Que foi pra panela. Como o Brasil é o país em que humorista casa com a piada, que também era ministra da Economia e por sua vez namorava o ministro da Justiça; é o país onde professor de história vira sociólogo de baixo nível e piadista vira historiador ruim, a melhor piada que vamos colocar no Rabo hoje é do cientista político Sérgio Abranches: como ele explicou na CBN, a carta branca na mão de Valdemar a um ano da eleição vale exatamente aquilo que está escrito nela.
Correio elegante. A autobahn eleitoral virou palco do Romeo+Juliet tupiniquim. O Márcio Cuba soprou a ideia no ouvido de Lula e telegrafou uma nota para Mônica Bergamo sobre um affair entre Alckmin e Lula. O casamento não agrada o eleitorado de ninguém e não falta Mercutio para lançar “a plague on both your houses”. Spoiler, caro leitor: não se apresse a xingar o casal, que no fim é você quem morre por esse ship antes deles próprios — e antes, bem antes, do Frei Lourenço reencarnado em Márcio França.
Lula ao ponto e chuchu temperado. Dr. Geraldo se sentiu “honrado” com os rumores, e Lula decidiu declamar um soneto nunca antes visto na história destepaiz.
PS. “Profundo respeito” é aquela frase coringa do político: serve para cumprimentar os companheiros, mas especialmente para sabonetar de um tema traiçoeiro contra um adversário.
PS 2. Lula tem com a metáfora do futebol o mesmo problema que Bolsonaro tem com a metáfora do casamento. Eles não conseguem parar de usar e elas explicam cada vez menos o que eles querem dizer.
Megazord. Este Rabo de Galo tem dúvidas sobre a quebra do clássico desfecho do drama de Shakespeare. Apesar dos afagos, Alckmin está de olho mesmo é no conforto de sua saudosa sala no Palácio dos Bandeirantes, apesar de Doria tê-la transformado em ambiente mais macabro que tumba florentina — e também mira a oportunidade especial de dar o troco no gestor-calça-apertada. Para mostrar que a vida cobra, por enquanto está fechadíssimo com Kassab, o Puppetmaster Geral da República, Datena e Cuba. Mas, a um ano da eleição, as promessas de amor eterno não duram até o próximo Datafolha.

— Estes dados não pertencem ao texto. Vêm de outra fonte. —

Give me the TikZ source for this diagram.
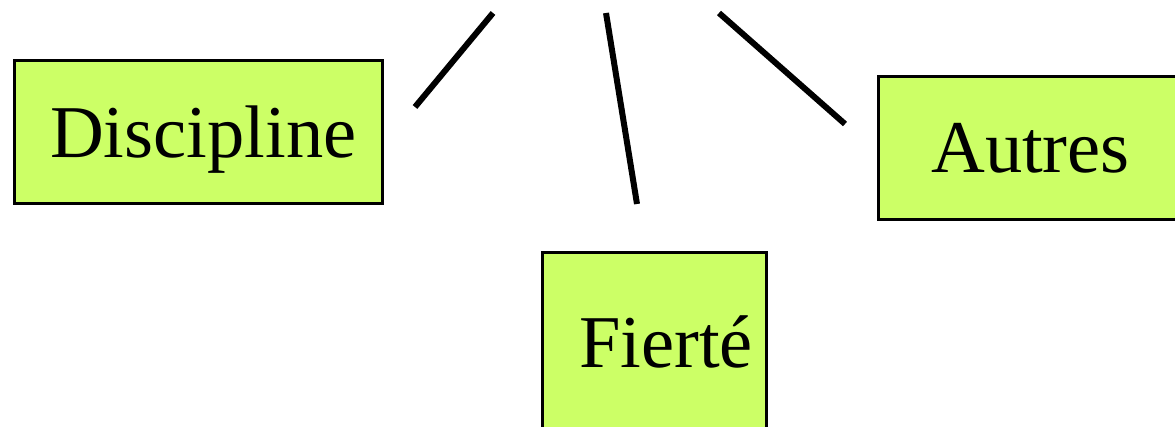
\documentclass[tikz,border=0pt]{standalone}
\usepackage{fontspec}
\setmainfont{Liberation Serif}
\definecolor{boxgreen}{HTML}{CCFF66}
\tikzset{
  greenbox/.style={draw=black, line width=3pt, fill=boxgreen},
  lbl/.style={anchor=base west, inner sep=0pt, font=\fontsize{74.5}{80}\selectfont},
  conn/.style={line width=6pt, black}
}
\begin{document}
\begin{tikzpicture}[x=1pt,y=-1pt]
\useasboundingbox (0,0) rectangle (1175,427);
% boxes
\path[greenbox] (14,61) rectangle (382,204);
\path[greenbox] (878,77) rectangle (1190,220);
\path[greenbox] (542,253) rectangle (766,440);
% labels
\node[lbl] (discipline) at (50,158) {Discipline};
\node[lbl] (autres) at (931,173) {Autres};
\node[lbl] (fierte) at (579,367) {Fierté};
% connector endpoints
\coordinate (a1) at (415,107);
\coordinate (a2) at (493,13);
\coordinate (b1) at (606,13);
\coordinate (b2) at (637,204);
\coordinate (c1) at (719,13);
\coordinate (c2) at (845,124);
\draw[conn] (a1) -- (a2);
\draw[conn] (b1) -- (b2);
\draw[conn] (c1) -- (c2);
\end{tikzpicture}
\end{document}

Déjà vu. Apareceu o Posto Ipiranga da vez: é Affonso Celso Pastore. O Posto BR é um fit perfeito para o cargo: assim como Moro, é marginalmente mais preparado do que o incumbente, mas ainda nutre o mesmo apreço incidental pelo autoritarismo. No portão de embarque da candidatura, já fizeram check-in os traders médios não-bolsonaristas da Faria Lima, os lavajatistas (uma espécime rara atualmente), e, é claro, Diogo Mainardi. Apesar do quórum baixo, se depender das notas publicadas por Diogo, Moro já é presidente na Itália.

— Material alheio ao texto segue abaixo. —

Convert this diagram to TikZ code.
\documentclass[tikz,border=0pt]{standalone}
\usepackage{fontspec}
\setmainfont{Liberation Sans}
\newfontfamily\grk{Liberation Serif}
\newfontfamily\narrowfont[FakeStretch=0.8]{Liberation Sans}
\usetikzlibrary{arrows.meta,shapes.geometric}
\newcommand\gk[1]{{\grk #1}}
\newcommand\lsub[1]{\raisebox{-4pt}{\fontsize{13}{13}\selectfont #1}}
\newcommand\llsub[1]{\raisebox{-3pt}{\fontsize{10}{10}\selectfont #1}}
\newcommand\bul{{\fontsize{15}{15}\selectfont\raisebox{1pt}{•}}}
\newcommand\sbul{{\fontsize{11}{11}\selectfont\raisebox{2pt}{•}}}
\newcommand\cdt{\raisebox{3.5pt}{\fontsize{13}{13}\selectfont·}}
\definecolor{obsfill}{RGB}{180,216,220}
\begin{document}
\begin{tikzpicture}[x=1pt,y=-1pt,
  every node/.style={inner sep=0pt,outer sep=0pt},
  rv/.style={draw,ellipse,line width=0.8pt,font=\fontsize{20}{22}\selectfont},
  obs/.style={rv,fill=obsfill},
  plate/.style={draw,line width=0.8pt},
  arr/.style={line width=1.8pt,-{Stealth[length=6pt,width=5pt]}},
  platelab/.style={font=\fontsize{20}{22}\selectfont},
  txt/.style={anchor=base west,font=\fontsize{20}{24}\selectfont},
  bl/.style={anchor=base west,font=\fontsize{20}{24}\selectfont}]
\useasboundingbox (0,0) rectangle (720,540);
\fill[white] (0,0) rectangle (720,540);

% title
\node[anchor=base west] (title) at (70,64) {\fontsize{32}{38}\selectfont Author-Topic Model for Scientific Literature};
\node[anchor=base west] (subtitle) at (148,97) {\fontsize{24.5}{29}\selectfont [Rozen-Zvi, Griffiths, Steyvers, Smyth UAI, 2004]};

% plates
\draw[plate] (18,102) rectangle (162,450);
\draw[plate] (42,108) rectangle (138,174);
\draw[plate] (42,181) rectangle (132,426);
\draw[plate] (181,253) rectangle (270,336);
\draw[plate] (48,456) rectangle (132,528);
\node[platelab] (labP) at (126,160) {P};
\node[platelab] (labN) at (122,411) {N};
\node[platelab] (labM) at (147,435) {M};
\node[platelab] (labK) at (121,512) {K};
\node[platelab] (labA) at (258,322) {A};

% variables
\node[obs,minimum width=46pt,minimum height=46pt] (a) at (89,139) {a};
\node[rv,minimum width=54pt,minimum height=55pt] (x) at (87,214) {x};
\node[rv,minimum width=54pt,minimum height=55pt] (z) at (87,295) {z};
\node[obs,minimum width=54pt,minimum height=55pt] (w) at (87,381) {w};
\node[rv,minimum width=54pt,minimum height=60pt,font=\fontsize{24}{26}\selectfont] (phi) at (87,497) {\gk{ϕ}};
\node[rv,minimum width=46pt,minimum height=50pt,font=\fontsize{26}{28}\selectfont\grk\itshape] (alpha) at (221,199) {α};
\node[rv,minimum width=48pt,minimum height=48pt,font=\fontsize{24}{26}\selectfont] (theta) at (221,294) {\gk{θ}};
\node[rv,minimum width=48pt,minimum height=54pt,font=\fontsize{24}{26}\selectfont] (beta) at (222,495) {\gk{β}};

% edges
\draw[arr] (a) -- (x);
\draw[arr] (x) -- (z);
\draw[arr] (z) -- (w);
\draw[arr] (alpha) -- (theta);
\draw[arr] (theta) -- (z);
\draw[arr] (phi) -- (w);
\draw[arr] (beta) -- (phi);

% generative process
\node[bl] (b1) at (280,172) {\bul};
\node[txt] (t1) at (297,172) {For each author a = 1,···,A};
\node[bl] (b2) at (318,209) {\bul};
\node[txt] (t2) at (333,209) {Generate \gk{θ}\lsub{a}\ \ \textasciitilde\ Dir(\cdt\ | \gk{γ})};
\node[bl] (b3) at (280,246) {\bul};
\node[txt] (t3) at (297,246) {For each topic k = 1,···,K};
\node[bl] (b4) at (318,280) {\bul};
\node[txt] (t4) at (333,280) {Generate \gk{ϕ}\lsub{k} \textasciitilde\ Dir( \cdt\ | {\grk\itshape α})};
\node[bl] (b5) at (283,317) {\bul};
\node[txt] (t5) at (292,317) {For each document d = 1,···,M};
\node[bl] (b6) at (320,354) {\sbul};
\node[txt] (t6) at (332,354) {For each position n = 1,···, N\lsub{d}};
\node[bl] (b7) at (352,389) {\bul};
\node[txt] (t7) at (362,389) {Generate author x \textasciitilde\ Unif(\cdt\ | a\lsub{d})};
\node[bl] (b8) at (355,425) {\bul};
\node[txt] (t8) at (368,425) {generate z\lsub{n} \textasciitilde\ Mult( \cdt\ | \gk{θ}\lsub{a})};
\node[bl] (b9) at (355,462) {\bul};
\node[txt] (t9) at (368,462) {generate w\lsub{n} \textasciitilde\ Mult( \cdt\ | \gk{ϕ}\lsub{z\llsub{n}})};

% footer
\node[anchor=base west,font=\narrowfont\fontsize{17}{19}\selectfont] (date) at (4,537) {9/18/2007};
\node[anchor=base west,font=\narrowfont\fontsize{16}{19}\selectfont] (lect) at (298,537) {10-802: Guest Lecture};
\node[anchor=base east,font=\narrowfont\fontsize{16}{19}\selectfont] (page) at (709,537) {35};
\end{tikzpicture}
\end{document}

Gesso rebaixado. A PEC dos Precatórios era aquela ideia que, como diz a doutora, “já tava bom. Diz que ia mudar ainda pra melhor. Já não tava muito bom. Tava meio ruim também. Tava ruim. Agora parece que piorou”. Mas sempre pode ficar pior. Não bastasse destruir o teto, agora a ideia é criar um subteto para os precatórios.
Não é mais a PEC do Calote. É a PEC do Calote líquido e certo. A PEC do Calote público, gratuito e universal para todas e todos. Vamos colocar na Constituição o calote como direito. Se passar de um valor, não só o governo vai poder não pagar como ele será obrigado a não pagar. É sobre isso. E tá tudo bem.